Люблю Кавказ, люблю хохлов, люблю Льва Николаевича, люблю Вас, пусть кто-нибудь попробует доказать мне, что это дурно. Даже больше — сам до глубины души отвращаюсь от военщины, а люблю казаков, люблю их не за то, что они хорошо дерутся, а за то, что они при случае умеют и хорошо умирать… И люблю их такими, каковы они есть, хотя многое из ихней жизни не разделяю. А вот к англичанам, напр., у меня нет никакого чувства. Я им хочу всего хорошего, а вот чувства такого, как к хохлам, напр., к Льву Николаевичу, как к Вам, к Дуне, Ефиму, детям — такого чувства у меня к ним нет. И за грех этого не считаю, потому что мне этого сейчас и не нужно…

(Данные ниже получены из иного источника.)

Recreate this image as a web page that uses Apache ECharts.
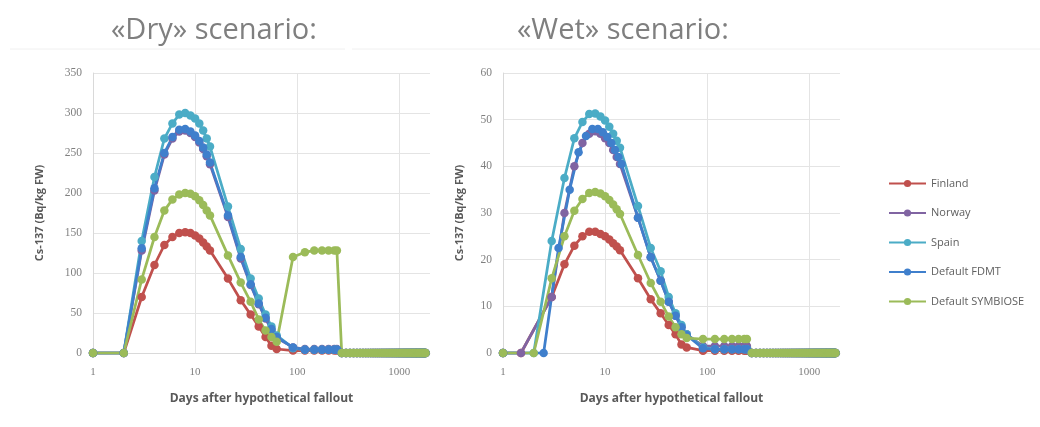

Вот я и думаю, если Вас заставляет томиться любовь к родине, к тому, что Вы понимаете, что нуждается в Вашей любви, то это не грех, а святое чувство, что бы там ни говорили…

Ну, простите, наболтал целых два… не короба, правда, а листа, а «чи е у сему хочь трохы» толку, не знаю.

Любящие Вас Юшки.

Пишу у Ефима, тут же и Степан. Все целуем Вас и шлем привет всем друзьям. Привез в Геленджик лес — сейчас этим только живем. Пишите.

* * *

У Ефима Бровко, у того, что продал Аврааму Васильичу турлучный дом с садом и огородом и которого Авраам Васильич любил в отличие от англичан, был сын Коля, подросток. Он сдружился с детьми Авраама Васильича. Коля обладал художническим даром, много рисовал, лепил из глины, вырезывал ножичком фигуры из коры тополя, даже выточил из цельного камня средневековый замок. Это ему впоследствии пригодилось.

Уже при советской власти, к началу двадцатых годов, не знаю, почему, но может быть, под влиянием Пинкертона, потянуло мальчишек в Америку. «Все бредят Нью-Йорком, всех тянет в Сан-Франциск», — писал о московских беспризорниках Есенин. Проник этот вирус и в Колю.

Геленджик вообще удивителен. Географически он вроде бы не очень и заметен, совсем не Сочи, но на его невеликой земле так хорошо прижились разнообразные народы: греки, русские, украинцы, армяне — их всех не перечислишь. Они, как майские цветы, сплелись в разнообразную единую картину цветущего Геленджика.

И Геленджик всегда, как море: оно одно, всегда перед глазами, привычное, родное, но звук его — от лёгкого шуршанья по прибрежной гальке и до грозного рёва, но цвет, но запах — всегда изменчивы и бесконечно разны.

Таков наш Геленджик. Казалось, он был ещё совсем неизвестен, а Бестужев-Марлинский его прекрасно знал. И Лермонтов. И Бунин. И Короленко. Да мало ли — всех и не вспомнишь… Григорий Мелехов о нём и то слыхал. Когда их красные подпёрли к Новороссийску, знакомец Григория уговаривал его уйти в Геленджик, а оттуда через Грузию к туркам. А если кто не знал Геленджика, то сам-то Геленджик, конечно, знал и всё, и всех.